Piecing together these apparently isolated processes, and linking them to 
similarly fragmented processes in the "dark market," the researchers were 
able to track the transactional movements of hundreds, and eventually 
thousands, of LLPs.  "It was like looking at the footprints of the invisible 
man," exclaimed one team member.  "Well, more like looking at the footprints 
left by a rioting mob of invisible men.  We could see where LLPns had been, 
but we couldn't sort out whose footprints were whose."

    Working with the team, Dr. Yuan devised a technique to isolate one of the 
LLPs.  Drawing on classical techniques for observing neutrinos, the team 
constructed a large, negative net-worth charity in the path of one of the LLP 
tracks.  "We simply established a non-profit organization and began floating 
bonds as quickly as possible.  When Mr. Dumpling, the LLP, passed through the 
non-profit, he was caught, momentarily, like light in a super-cooled trap.  

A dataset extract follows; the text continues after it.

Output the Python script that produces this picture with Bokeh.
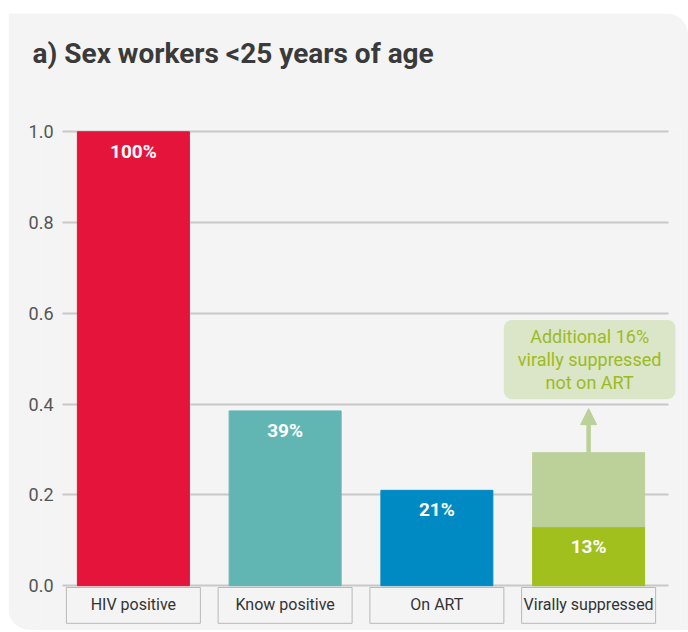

We had the charity's 'boardroom' covered by high-speed, continuous frame 
cameras, and caught him there for a fraction of a second, sitting on one of 
the folding metal chairs.  From there it wasn't difficult to identify him and 
tag him with a seat on the board which would enable us to track him, since we 
remained in control of all the other seats."

    Responding to news of the team's results, Congressman Tool was careful to 
point out that M.I.T.'s special Lab had received a generous grant from the 
U.S.-E.U. initiative.  "These are important results," noted Tool.  "For more 
than a century we've suspected that there existed a shadowy world of 
powerful, wealthy, law-defying individuals.  Now we're getting a glimpse into 
that world.  No longer will they labor in secret and reign with impunity."